3. Increase Contributions: Regularly increase your contributions to your investment accounts to accelerate growth.
4. Choose High-Yield Accounts: Opt for savings accounts, CDs, or investment vehicles that offer competitive interest rates.
5. Minimize Debt: High-interest debt, like credit card balances, can counteract the benefits of compound interest. Prioritize paying off debt to avoid losing money to compounding interest charges.

FAQ (Frequently Asked Questions)

Q: Which is better, simple interest or compound interest? A: Compound interest is generally better for investments because it provides higher returns over time. Simple interest is less costly for short-term loans.

Q: How does compounding frequency affect returns? A: The more frequently interest is compounded, the higher the returns, as interest is added and begins earning interest more often.

Q: Can compound interest work against me? A: Yes, on loans and credit cards, compound interest can increase the total amount you owe, especially if you carry a balance.

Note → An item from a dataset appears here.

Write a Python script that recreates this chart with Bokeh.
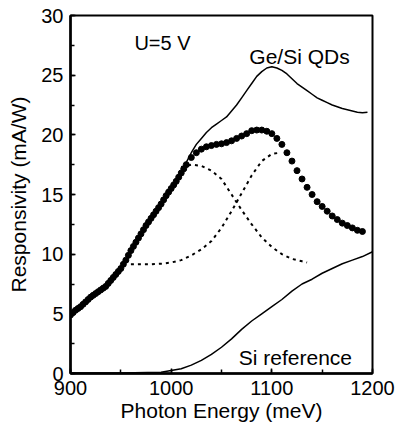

Q: What is continuous compounding? A: Continuous compounding is a theoretical concept where interest is compounded an infinite number of times per year, representing the maximum possible growth.

Q: How can I calculate compound interest easily? A: Use online compound interest calculators or spreadsheet programs like Excel to automate the calculations.

Conclusion

Simple interest and compound interest are fundamental concepts in finance, each with unique characteristics and applications. Simple interest is straightforward and easy to understand, while compound interest offers the potential for exponential growth over time. Understanding these concepts allows you to make informed decisions about investments, loans, and savings, ultimately leading to better financial outcomes. By starting early, reinvesting earnings, and choosing high-yield accounts, you can leverage the power of compound interest to achieve your financial goals.

How do you plan to utilize the principles of simple and compound interest in your financial strategy? Are you ready to take the first step towards maximizing your returns through informed financial planning?